Können die privaten Medizin-Universitäten bei der Qualität der Ausbildung mithalten?

Söllner: Das Medizinstudium in Deutschland ist insgesamt reformbedürftig. Das hat der Wissenschaftsrat bereits 2014 festgestellt. Deshalb sind ihm innovative Vorschläge, auch aus den PrivatUniversitäten, willkommen. Wir bringen in diese Diskussion gerne die Erfahrungen ein, die wir mit unserem Curriculum machen.

Dort gibt es zum Beispiel von Anfang an eine Förderung sozialer und kommunikativer Kompetenzen, eine Vernetzung von Theorie und Praxis durch die Beteiligung klinischer Professoren an der theoretischen Ausbildung sowie gemeinsame Lehrveranstaltungen mit anderen Gesundheitsberufen – wie vom Wissenschaftsrat gefordert.

 

Wie sieht es mit dem Faktor Internationalität aus?

Söllner: Während des Studiums spielt der Austausch mit der PMU in Salzburg und der Mayo Klinik ein wichtige Rolle.

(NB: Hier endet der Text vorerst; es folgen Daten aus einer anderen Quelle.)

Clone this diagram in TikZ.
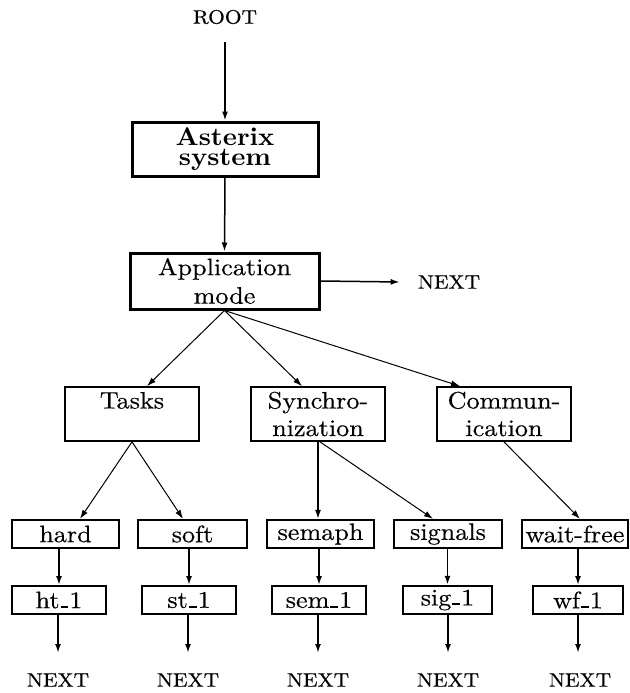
\documentclass[tikz,border=0pt]{standalone}
\usepackage{fontspec}
\usetikzlibrary{arrows.meta}
\newfontfamily\widefont{lmroman10-regular.otf}[FakeStretch=1.1,FakeBold=0.4]
\newfontfamily\boldwide{lmroman10-bold.otf}[FakeStretch=1.05]
\newcommand\usc{\kern0.04em\rule{0.33em}{0.09em}\kern0.04em}
\begin{document}
\begin{tikzpicture}[x=1pt,y=-1pt,
  tip/.style={-{Latex[length=9pt,width=6pt]}},
  big/.style={font=\widefont\fontsize{23.8}{27.5}\selectfont},
  caps/.style={font=\widefont\fontsize{19.5}{22}\selectfont, inner sep=0pt},
  bx/.style={draw, big, rectangle, inner sep=0pt, align=center, line width=1.7pt},
  topbox/.style={bx, minimum width=186pt, minimum height=54pt, line width=3pt},
  midbox/.style={bx, minimum width=134pt, minimum height=54pt},
  leafbox/.style={bx, minimum height=28pt, line width=2.3pt},
  subbox/.style={bx, minimum height=28pt, line width=1.8pt},
  diag/.style={tip, line width=1pt},
  vert/.style={tip, line width=1.8pt}]
\useasboundingbox (0,0) rectangle (629,693);

\node[caps] (root) at (225,17) {ROOT};
\node[topbox, font=\boldwide\fontsize{25.5}{20.5}\selectfont] (ast) at (225,149) {Asterix\\system};
\node[topbox, minimum width=189pt, minimum height=56pt, font=\widefont\fontsize{23.8}{28.5}\selectfont] (app) at (224.5,281) {Application\\mode};
\node[caps] (next0) at (449,282) {NEXT};

\node[midbox] (tasks) at (132,414) {Tasks\\\mbox{}};
\node[midbox] (sync) at (318,414) {Synchro-\\nization};
\node[midbox] (comm) at (504,414) {Commun-\\ication};

\node[leafbox, minimum width=107pt] (hard) at (65.5,534) {hard};
\node[leafbox, minimum width=109pt] (soft) at (192.5,534) {soft};
\node[leafbox, minimum width=107pt] (semaph) at (320.5,534) {semaph};
\node[leafbox, minimum width=108pt] (signals) at (448,534) {signals};
\node[leafbox, minimum width=106pt] (wait) at (575,534) {wait-free};

\node[subbox, minimum width=94pt] (ht) at (59,600) {ht\usc1};
\node[subbox, minimum width=94pt] (st) at (189,600) {st\usc1};
\node[subbox, minimum width=94pt] (sem) at (319,600) {sem\usc1};
\node[subbox, minimum width=89pt, line width=2.3pt] (sig) at (447.5,600) {sig\usc1};
\node[subbox, minimum width=90pt] (wf) at (578,600) {wf\usc1};

\node[caps] (n1) at (58,680) {NEXT};
\node[caps] (n2) at (188,680) {NEXT};
\node[caps] (n3) at (318,680) {NEXT};
\node[caps] (n4) at (448,680) {NEXT};
\node[caps] (n5) at (580,680) {NEXT};

\coordinate (e1) at (58,653);
\coordinate (e2) at (188,653);
\coordinate (e3) at (318,653);
\coordinate (e4) at (448,653);
\coordinate (e5) at (578,653);
\coordinate (rootend) at (225,42);

% top arrows
\draw[vert, line width=1.5pt] (rootend) -- (ast.north);
\draw[vert, line width=1.5pt] (ast.south) -- (app.north);
\draw[vert, line width=1.5pt] (app.east) -- ([xshift=-18pt]next0.west);

% application to categories
\draw[diag] (app.south) -- ([xshift=15pt]tasks.north);
\draw[diag] (app.south) -- ([xshift=-16pt]sync.north);
\draw[diag] (app.south) -- ([xshift=-44pt]comm.north);

% categories to leaves
\draw[diag] (tasks.south) -- ([xshift=14.5pt]hard.north);
\draw[diag] (tasks.south) -- ([xshift=-9.5pt]soft.north);
\draw[vert, line width=1.4pt] (sync.south) -- (sync.south |- semaph.north);
\draw[diag] ([xshift=2pt]sync.south) -- ([xshift=-15pt]signals.north);
\draw[diag] (comm.south) -- ([xshift=5pt]wait.north);

% leaves to sub
\draw[vert] (ht.north |- hard.south) -- (ht.north);
\draw[vert] (st.north |- soft.south) -- (st.north);
\draw[vert] (sem.north |- semaph.south) -- (sem.north);
\draw[vert] (sig.north |- signals.south) -- (sig.north);
\draw[vert] (wf.north |- wait.south) -- (wf.north);

% sub to NEXT
\draw[vert] (ht.south -| e1) -- (e1);
\draw[vert] (st.south -| e2) -- (e2);
\draw[vert] (sem.south -| e3) -- (e3);
\draw[vert] (sig.south -| e4) -- (e4);
\draw[vert] (wf.south -| e5) -- (e5);
\end{tikzpicture}
\end{document}
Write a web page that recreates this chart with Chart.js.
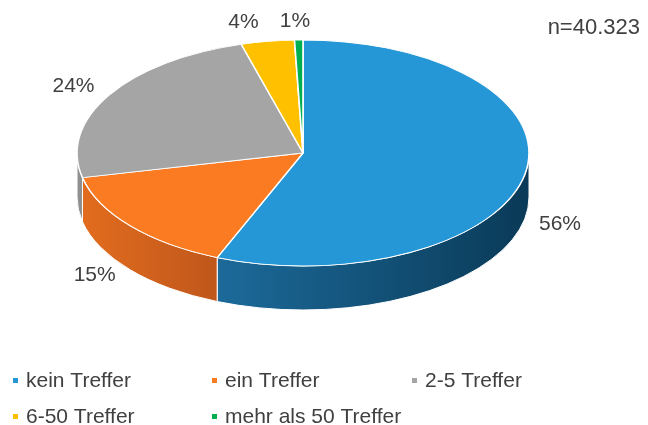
<!DOCTYPE html>
<html>
<head>
<meta charset="utf-8">
<script src="https://cdn.jsdelivr.net/npm/chart.js@4"></script>
<style>
  html, body { margin: 0; padding: 0; background: #fff; }
  canvas { display: block; }
</style>
</head>
<body>
<canvas id="pieChart" width="648" height="425"></canvas>
<script>
// Treffer-Verteilung (n=40.323)
const categories = ['kein Treffer', 'ein Treffer', '2-5 Treffer', '6-50 Treffer', 'mehr als 50 Treffer'];
const shares = [56.2, 15.3, 24.1, 3.8, 0.6];
const topColors = ['#2596D6', '#FA7B21', '#A5A5A5', '#FFC000', '#00B050'];
const sideColors = [['#1C6A9A', '#0A3A57'], ['#E26C1E', '#BF571B'], ['#959595', '#8A8A8A'], ['#D9A300', '#C09000'], ['#009644', '#008a3e']];
const sampleNote = 'n=40.323';

// look of the tilted pie
const CX = 303, CY = 153, RX = 226, RY = 113, DEPTH = 44;
const textColor = '#404040';
const labelShiftX = [-4, -5, -1, -18, -3]; // small manual nudges, like the original

const ctx = document.getElementById('pieChart').getContext('2d');

const pie3d = {
    id: 'pie3d',
    beforeDatasetsDraw(chart) {
        const c = chart.ctx;
        const arcs = chart.getDatasetMeta(0).data;

        // side walls (front half only)
        arcs.forEach((arc, i) => {
            const a0 = Math.max(arc.startAngle, 0);
            const a1 = Math.min(arc.endAngle, Math.PI);
            if (a1 <= a0) return;
            const x0 = CX + RX * Math.cos(a0), x1 = CX + RX * Math.cos(a1);
            const grad = c.createLinearGradient(Math.min(x0, x1), 0, Math.max(x0, x1), 0);
            grad.addColorStop(0, sideColors[i][0]);
            grad.addColorStop(1, sideColors[i][1]);
            c.save();
            c.beginPath();
            c.ellipse(CX, CY, RX, RY, 0, a0, a1, false);
            c.ellipse(CX, CY + DEPTH, RX, RY, 0, a1, a0, true);
            c.closePath();
            c.fillStyle = grad;
            c.fill();
            c.strokeStyle = '#fff';
            c.lineWidth = 1;
            c.stroke();
            c.restore();
        });

        // top face: library arcs squashed into an ellipse
        arcs.forEach(arc => {
            const r = arc.outerRadius;
            c.save();
            c.translate(CX, CY);
            c.scale(RX / r, RY / r);
            c.translate(-arc.x, -arc.y);
            arc.draw(c);
            c.restore();
        });
        return false;
    },
    afterDraw(chart) {
        const c = chart.ctx;
        const arcs = chart.getDatasetMeta(0).data;
        const total = shares.reduce((s, v) => s + v, 0);

        c.save();
        c.fillStyle = textColor;
        c.textAlign = 'center';
        c.textBaseline = 'middle';
        c.font = '21px "Liberation Sans", Arial, sans-serif';
        arcs.forEach((arc, i) => {
            const a = (arc.startAngle + arc.endAngle) / 2;
            const cs = Math.cos(a), sn = Math.sin(a);
            const x = CX + (RX + 40) * cs + labelShiftX[i];
            const y = sn > 0 ? CY + RY * sn + DEPTH + 5 : CY + (RY + 20) * sn + 1;
            c.fillText(Math.round(shares[i] / total * 100) + '%', x, y);
        });

        // sample size
        c.textAlign = 'right';
        c.font = '22px "Liberation Sans", Arial, sans-serif';
        c.fillText(sampleNote, 640, 28);

        // legend grid
        const colX = [13, 212, 412];
        const rowY = [380, 416];
        c.textAlign = 'left';
        c.font = '21px "Liberation Sans", Arial, sans-serif';
        categories.forEach((label, i) => {
            const x = colX[i % 3];
            const y = rowY[Math.floor(i / 3)];
            c.fillStyle = topColors[i];
            c.fillRect(x, y - 2, 5, 5);
            c.fillStyle = textColor;
            c.fillText(label, x + 13, y + 1);
        });
        c.restore();
    }
};

const pieChart = new Chart(ctx, {
    type: 'pie',
    data: {
        labels: categories,
        datasets: [{
            data: shares,
            backgroundColor: topColors,
            borderColor: '#ffffff',
            borderWidth: 1.5,
            clip: false
        }]
    },
    options: {
        responsive: false,
        animation: false,
        events: [],
        plugins: {
            legend: { display: false },
            tooltip: { enabled: false }
        }
    },
    plugins: [pie3d]
});
</script>
</body>
</html>
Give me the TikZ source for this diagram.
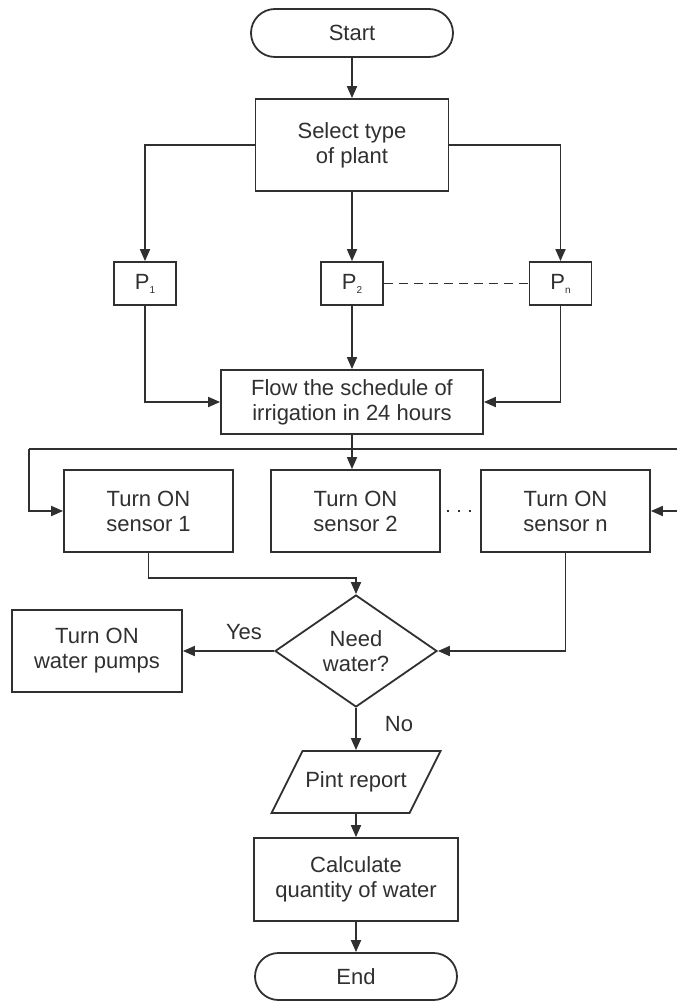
\documentclass[tikz,border=0pt]{standalone}
\usepackage{fontspec}
\setmainfont{Liberation Sans}
\usetikzlibrary{arrows.meta,shapes.geometric,shapes.misc}
\definecolor{ink}{HTML}{303030}
\newcommand{\sub}[1]{\raisebox{-0.35ex}{\fontsize{10}{10}\selectfont #1}}
\begin{document}
\begin{tikzpicture}[x=1pt,y=-1pt,
  line width=1.8pt,
  font=\fontsize{22}{25}\selectfont,
  box/.style={draw=ink, rectangle, align=center, inner sep=0pt, text=ink},
  term/.style={box, rounded rectangle},
  decision/.style={box, diamond},
  arr/.style={draw=ink, -{Triangle[length=12pt,width=10pt]}},
  conn/.style={draw=ink},
  lbl/.style={text=ink, inner sep=0pt}
]
\fill[white] (0,0) rectangle (677,1001);
\useasboundingbox (0,0) rectangle (677,1001);

\node[term, minimum width=202pt, minimum height=48pt] (start) at (352,33) {Start};
\node[box, minimum width=193pt, minimum height=92pt] (select) at (352,145) {Select type\\of plant};
\node[box, minimum width=62pt, minimum height=43pt] (p1) at (145,283.5) {P\sub{1}};
\node[box, minimum width=62pt, minimum height=43pt] (p2) at (352,283.5) {P\sub{2}};
\node[box, minimum width=62pt, minimum height=43pt] (pn) at (560.5,283.5) {P\sub{n}};
\node[box, minimum width=262pt, minimum height=64pt] (flow) at (352,402) {Flow the schedule of\\irrigation in 24 hours};
\node[box, minimum width=169pt, minimum height=82pt] (s1) at (148.5,511) {Turn ON\\sensor 1};
\node[box, minimum width=169pt, minimum height=82pt] (s2) at (355.5,511) {Turn ON\\sensor 2};
\node[box, minimum width=169pt, minimum height=82pt] (sn) at (565.5,511) {Turn ON\\sensor n};
\node[decision, minimum width=162pt, minimum height=112pt] (dec) at (356,651) {Need\\water?};
\node[box, minimum width=170pt, minimum height=82pt] (pump) at (97,651) {Turn ON\\water pumps};
\node[lbl, minimum width=138pt, minimum height=62pt, align=center] (para) at (356,782) {Pint report};
\draw[draw=ink, line join=miter] (302.5,751) -- (440.5,751) -- (409.5,813) -- (271.5,813) -- cycle;
\node[box, minimum width=204pt, minimum height=83pt] (calc) at (356,879.5) {Calculate\\quantity of water};
\node[term, minimum width=202pt, minimum height=47pt] (end) at (356,976.5) {End};

\coordinate (lx) at (29,449);
\coordinate (rx) at (678,449);
\coordinate (j1) at (356,578);

\draw[arr] (start.south) -- (select.north);
\draw[arr] (select.west) -| (p1.north);
\draw[arr] (select.south) -- (p2.north);
\draw[arr] (select.east) -| (pn.north);
\draw[conn, dash pattern=on 9pt off 6pt] (p2.east) -- (pn.west);
\draw[arr] (p1.south) |- (flow.west);
\draw[arr] (p2.south) -- (flow.north);
\draw[arr] (pn.south) |- (flow.east);
\draw[arr] (flow.south) -- (flow.south |- s2.north);
\draw[conn] (lx) -- (rx);
\draw[arr] (lx) |- (s1.west);
\draw[arr] (rx) |- (sn.east);
\draw[conn, dash pattern=on 2pt off 9pt] ([xshift=6pt]s2.east) -- (sn.west);
\draw[arr] (s1.south) |- (j1) -- (dec.north);
\draw[arr] (sn.south) |- (dec.east);
\draw[arr] (dec.west) -- (pump.east);
\draw[arr] (dec.south) -- (para.north);
\draw[arr] (para.south) -- (calc.north);
\draw[arr] (calc.south) -- (end.north);

\node[lbl] (yes) at (244,632) {Yes};
\node[lbl] (no) at (399,724) {No};
\end{tikzpicture}
\end{document}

Außerdem findet ein Teil der Lehre bei uns in englischer Sprache statt, und die Studenten müssen den theoretischen Teil der US-amerikanischen Staatsprüfung für Mediziner ablegen. Ich halte dies für eine gute Qualitätsprüfung unserer Lehre.

 

Der Wissenschaftsrat hat aber auch Anforderungen an die Professoren und Lehrenden gestellt.

Söllner: An der PMU lehren 24 klinische Professoren, die auch Chefärzte am Klinikum Nürnberg sind. Lehrstühle für Anatomie und Physiologie haben wir mit Wissenschaftlern von der Charité in Berlin und der Forschungsstelle in Jülich besetzt. Nächste Woche tritt ein neuer Professor für Urologie, der von der Uni Heidelberg kommt, seinen Dienst an. Erfahrene Professoren der Technischen Hochschule (TH) Nürnberg unterrichten naturwissenschaftlich-theoretische Fächer wie Chemie, Biochemie und Biologie. Daneben sind viele Dozenten und Assistenten in Seminaren und im Kleingruppenunterricht an der Lehre beteiligt, so dass die 50 Studierenden, die pro Jahr aufgenommen werden, intensiv betreut werden.

 

Der Wissenschaftsrat fordert ein forschungsbasiertes Studium. Wie ist das an der PMU?

Söllner: Klinische Forschung wird am Klinikum Nürnberg in Kooperation mit in- und ausländischen Partnern schon lange betrieben. Dies wird durch die Gründung der PMU auch in Kooperation mit der PMU in Salzburg und der TH Nürnberg intensiv verstärkt. Die Studierenden werden vom 1. Jahr an in einer studienbegleitenden Lehrveranstaltung in wissenschaftlichen Methoden unterrichtet, und sie haben im 4. Studienjahr eine wissenschaftliche Arbeit anzufertigen. Dazu gibt es ein Forschungstrimester, welches die Studenten auch an einer ausländischen Universität absolvieren können.

 

Was sind für Sie weitere wichtigen Eckpunkte in dem Positionspapier?

Söllner: In dem Papier wird unter anderem deutlich, dass die zusätzliche Ausbildung an den vier Privatuniversitäten von etwa 300 Medizinern pro Jahr einen Beitrag zur Behebung des Ärztemangels in Deutschland leisten kann.